→ Task brief
List every line in this data where the string "script" occurs.

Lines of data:
* * *

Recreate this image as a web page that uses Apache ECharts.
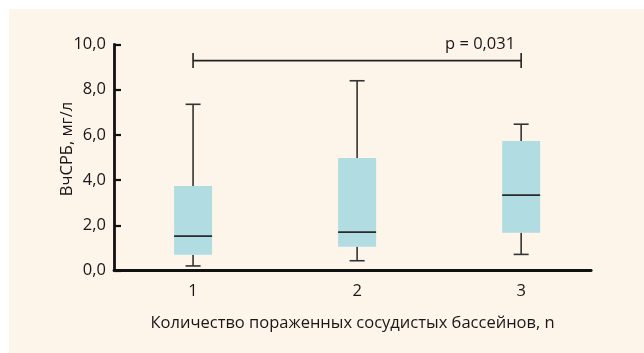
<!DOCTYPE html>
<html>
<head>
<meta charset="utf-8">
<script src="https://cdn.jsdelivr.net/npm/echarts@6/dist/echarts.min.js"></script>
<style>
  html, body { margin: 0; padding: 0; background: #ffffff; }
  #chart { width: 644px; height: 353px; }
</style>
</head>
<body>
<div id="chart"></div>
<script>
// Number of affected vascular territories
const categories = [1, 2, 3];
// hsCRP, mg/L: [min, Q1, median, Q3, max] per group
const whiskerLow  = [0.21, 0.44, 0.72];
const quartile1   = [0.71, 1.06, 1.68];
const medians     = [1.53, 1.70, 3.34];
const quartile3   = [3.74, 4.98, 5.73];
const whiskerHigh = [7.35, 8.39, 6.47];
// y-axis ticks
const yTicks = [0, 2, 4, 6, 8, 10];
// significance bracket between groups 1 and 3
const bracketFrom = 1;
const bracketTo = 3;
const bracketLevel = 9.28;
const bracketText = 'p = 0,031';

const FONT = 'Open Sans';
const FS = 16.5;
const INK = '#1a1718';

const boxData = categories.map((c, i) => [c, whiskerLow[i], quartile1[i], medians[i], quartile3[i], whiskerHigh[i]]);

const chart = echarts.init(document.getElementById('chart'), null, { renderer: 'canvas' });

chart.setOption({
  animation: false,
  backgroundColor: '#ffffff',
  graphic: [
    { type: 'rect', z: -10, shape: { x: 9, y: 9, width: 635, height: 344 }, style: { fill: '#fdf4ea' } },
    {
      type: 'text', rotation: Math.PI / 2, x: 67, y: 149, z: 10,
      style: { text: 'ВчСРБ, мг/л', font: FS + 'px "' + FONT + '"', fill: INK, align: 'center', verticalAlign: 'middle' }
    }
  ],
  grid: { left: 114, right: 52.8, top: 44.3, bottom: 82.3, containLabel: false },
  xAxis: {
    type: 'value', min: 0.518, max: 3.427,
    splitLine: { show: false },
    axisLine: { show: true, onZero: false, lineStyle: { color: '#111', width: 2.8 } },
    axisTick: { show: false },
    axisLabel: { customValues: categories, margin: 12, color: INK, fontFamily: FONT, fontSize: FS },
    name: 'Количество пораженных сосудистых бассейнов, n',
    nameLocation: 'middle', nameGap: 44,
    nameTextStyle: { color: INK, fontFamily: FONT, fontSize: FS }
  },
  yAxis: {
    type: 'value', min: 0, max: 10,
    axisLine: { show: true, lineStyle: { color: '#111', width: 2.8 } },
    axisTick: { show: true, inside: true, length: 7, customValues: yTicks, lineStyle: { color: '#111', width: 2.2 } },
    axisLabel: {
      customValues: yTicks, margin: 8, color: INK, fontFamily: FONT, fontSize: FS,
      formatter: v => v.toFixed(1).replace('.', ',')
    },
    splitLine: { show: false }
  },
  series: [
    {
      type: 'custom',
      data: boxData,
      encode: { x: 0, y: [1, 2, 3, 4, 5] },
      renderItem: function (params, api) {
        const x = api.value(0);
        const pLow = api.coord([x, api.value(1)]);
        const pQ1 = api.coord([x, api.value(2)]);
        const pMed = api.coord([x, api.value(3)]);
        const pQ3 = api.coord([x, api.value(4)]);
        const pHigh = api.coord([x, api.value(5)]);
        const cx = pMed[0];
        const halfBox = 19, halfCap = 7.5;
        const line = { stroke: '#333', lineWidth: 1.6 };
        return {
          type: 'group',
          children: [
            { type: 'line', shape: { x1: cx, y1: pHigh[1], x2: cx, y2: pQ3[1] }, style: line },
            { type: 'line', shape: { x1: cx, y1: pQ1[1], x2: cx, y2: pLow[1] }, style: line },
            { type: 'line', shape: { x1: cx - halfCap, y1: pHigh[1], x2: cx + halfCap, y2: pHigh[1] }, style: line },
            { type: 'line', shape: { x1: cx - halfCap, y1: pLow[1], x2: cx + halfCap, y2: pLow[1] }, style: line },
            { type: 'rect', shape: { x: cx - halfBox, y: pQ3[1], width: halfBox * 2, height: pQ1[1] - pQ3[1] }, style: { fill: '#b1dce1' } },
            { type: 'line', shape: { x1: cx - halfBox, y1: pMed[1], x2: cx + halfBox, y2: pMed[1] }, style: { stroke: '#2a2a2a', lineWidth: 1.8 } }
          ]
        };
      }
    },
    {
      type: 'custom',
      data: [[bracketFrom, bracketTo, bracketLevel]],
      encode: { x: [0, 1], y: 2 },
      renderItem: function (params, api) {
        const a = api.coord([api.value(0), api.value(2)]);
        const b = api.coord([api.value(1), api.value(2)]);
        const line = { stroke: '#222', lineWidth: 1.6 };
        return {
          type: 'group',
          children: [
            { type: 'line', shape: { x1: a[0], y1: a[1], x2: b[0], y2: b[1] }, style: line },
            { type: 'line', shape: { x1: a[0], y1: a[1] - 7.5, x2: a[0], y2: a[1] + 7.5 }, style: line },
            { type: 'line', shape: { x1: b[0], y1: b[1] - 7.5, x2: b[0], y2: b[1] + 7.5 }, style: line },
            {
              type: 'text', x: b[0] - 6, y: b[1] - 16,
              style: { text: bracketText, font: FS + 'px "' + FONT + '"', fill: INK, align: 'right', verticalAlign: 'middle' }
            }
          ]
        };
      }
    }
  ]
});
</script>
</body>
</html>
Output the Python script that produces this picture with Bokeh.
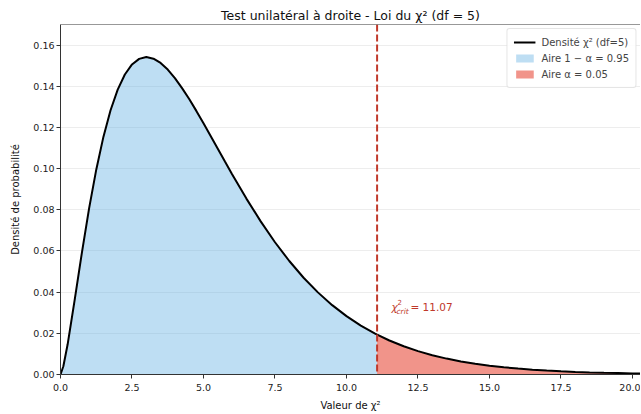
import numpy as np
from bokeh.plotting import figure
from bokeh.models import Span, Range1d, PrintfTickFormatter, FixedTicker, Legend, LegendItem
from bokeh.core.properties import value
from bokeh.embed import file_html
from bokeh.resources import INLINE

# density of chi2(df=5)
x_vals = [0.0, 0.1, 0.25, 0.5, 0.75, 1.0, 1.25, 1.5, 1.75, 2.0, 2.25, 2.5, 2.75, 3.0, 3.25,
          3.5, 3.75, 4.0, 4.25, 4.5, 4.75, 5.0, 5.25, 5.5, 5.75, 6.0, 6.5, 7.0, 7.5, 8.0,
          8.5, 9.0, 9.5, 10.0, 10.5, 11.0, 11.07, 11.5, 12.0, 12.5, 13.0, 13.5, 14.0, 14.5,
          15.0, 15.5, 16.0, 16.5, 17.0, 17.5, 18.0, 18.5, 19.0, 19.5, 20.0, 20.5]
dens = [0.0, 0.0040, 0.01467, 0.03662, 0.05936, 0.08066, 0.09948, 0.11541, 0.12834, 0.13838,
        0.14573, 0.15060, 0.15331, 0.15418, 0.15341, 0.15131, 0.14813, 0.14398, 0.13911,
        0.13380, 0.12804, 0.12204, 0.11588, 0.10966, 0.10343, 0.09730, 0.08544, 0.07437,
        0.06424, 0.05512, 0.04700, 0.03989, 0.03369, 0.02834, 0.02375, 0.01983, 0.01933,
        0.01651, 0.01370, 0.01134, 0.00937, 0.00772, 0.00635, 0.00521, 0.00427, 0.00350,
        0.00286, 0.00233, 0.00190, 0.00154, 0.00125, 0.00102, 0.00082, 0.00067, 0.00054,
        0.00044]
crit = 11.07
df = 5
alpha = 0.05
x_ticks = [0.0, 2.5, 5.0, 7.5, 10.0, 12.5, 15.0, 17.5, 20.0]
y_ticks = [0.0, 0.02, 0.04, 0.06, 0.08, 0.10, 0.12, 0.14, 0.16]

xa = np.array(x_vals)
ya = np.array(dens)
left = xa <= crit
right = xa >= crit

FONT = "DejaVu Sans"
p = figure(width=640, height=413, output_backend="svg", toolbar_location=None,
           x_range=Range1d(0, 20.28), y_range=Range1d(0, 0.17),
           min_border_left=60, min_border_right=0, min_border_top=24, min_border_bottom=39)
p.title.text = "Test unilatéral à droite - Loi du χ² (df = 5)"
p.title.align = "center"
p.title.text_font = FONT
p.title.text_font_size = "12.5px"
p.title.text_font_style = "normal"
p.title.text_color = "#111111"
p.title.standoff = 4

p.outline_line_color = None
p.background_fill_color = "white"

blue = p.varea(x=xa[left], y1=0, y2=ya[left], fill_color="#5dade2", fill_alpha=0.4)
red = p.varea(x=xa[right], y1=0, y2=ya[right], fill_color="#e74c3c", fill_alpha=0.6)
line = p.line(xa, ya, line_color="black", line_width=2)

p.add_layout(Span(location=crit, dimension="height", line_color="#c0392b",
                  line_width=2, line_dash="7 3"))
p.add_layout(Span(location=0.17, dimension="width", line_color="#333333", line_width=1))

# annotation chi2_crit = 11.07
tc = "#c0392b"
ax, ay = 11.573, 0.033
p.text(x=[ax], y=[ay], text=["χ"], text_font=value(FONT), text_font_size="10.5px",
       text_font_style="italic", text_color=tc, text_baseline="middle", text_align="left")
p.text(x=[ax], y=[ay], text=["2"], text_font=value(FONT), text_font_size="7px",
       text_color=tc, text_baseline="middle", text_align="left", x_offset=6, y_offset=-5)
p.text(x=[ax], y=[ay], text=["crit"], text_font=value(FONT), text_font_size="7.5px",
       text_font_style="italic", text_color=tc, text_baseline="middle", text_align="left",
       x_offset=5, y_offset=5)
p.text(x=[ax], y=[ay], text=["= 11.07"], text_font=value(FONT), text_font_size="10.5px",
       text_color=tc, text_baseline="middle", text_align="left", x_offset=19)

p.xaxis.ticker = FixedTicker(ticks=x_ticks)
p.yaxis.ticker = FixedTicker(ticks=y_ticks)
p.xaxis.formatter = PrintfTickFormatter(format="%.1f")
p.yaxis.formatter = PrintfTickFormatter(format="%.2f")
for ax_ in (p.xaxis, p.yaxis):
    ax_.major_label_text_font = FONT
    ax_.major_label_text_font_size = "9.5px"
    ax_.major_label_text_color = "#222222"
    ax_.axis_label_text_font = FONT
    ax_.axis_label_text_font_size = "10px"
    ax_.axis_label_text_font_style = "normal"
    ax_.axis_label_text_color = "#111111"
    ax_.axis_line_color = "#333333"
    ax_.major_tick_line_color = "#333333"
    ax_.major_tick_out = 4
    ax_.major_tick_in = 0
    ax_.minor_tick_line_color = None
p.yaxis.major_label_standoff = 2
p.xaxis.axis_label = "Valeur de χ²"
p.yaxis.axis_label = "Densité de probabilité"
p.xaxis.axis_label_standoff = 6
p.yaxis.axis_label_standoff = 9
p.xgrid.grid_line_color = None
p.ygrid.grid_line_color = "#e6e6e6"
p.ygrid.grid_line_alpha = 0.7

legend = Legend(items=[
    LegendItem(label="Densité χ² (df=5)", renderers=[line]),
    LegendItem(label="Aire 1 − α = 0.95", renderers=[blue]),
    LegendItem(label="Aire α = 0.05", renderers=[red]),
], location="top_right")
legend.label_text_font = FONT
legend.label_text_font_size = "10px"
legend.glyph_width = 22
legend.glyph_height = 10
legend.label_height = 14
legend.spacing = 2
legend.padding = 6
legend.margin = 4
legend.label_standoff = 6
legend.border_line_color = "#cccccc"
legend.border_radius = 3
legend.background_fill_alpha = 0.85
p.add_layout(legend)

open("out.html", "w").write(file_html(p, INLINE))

* * *

→ Solution to this task
<script src="https://cdn.jsdelivr.net/npm/echarts@6/dist/echarts.min.js"></script>
<script>
</script>
Output the Python script that produces this picture with Bokeh.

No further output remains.